Der Sinn des Leidens

Rudolf Steiner auf die Frage nach dem Sinn des Leidens
FRAGE: Über den Sinn des Leidens
GA 110 (182) "Leiden ist eine Begleiterscheinung der höheren Entwickelung. Es ist das, was man nicht entbehren kann zur Erkenntnis.
Der Mensch wird sich einst sagen: Was mir die Welt an Freude gibt, dafür bin ich dankbar. Wenn ich aber vor die Wahl gestellt werde, ob ich meine Freuden oder meine Leiden behalten will, so werde ich die Leiden behalten wollen; ich kann sie nicht entbehren zur Erkenntnis.
Jedes Leiden stellt sich nach einer gewissen Zeit so dar, daß man es nicht entbehren kann, denn wir haben es als etwas in der Entwickelung Enthaltenes aufzufassen. Es gibt keine Entwickelung ohne Leiden, wie es kein Dreieck ohne Winkel gibt.
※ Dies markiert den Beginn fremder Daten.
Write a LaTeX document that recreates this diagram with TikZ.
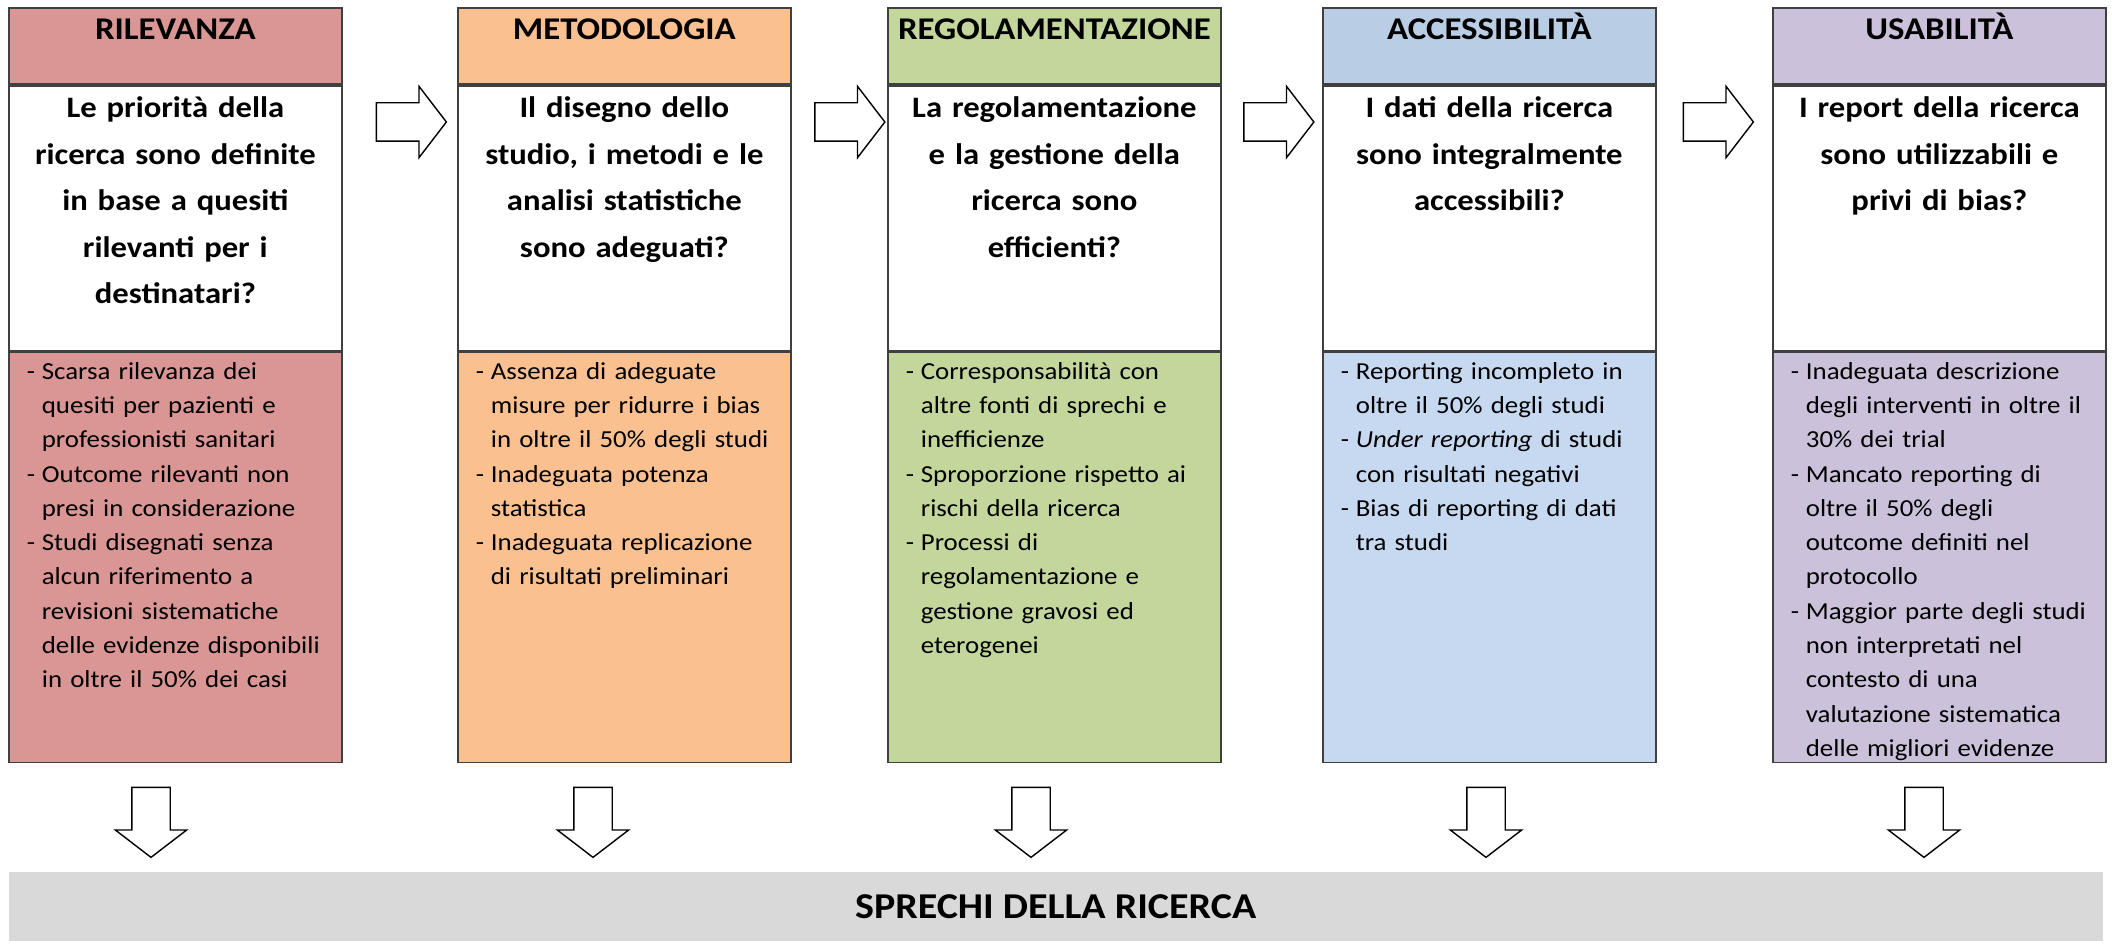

Wenn der Christus-Einklang erreicht sein wird, werden wir erkennen, daß zu diesem Einklang alle vorangegangenen Leiden notwendige Vorbedingung waren. Damit der Christus-Einklang da sein kann, muß das Leid da sein; es ist ein absoluter Faktor in der Entwickelung.
Dadurch, daß der Mensch die Egoität überwindet, kommt er über die Stimmung des Bedrückt- und Gelähmtseins hinweg. In diesem Phänomen kann man etwas sehen, was gut ist: Kraft aus der Unzulänglichkeit. Gott sei Dank, daß ich durch eine unzulängliche Tat, das heißt deren Mißerfolg, ermutigt werde, weiter zu handeln! Das Menschenstreben ist kein unbestimmtes Glückslos.
Unerlöst bleibt nur der, dessen freier Wille sich abwendet von der Bestimmung des Menschenwesens. In der Synthese des Weltenprozesses ist das Leid ein Faktor."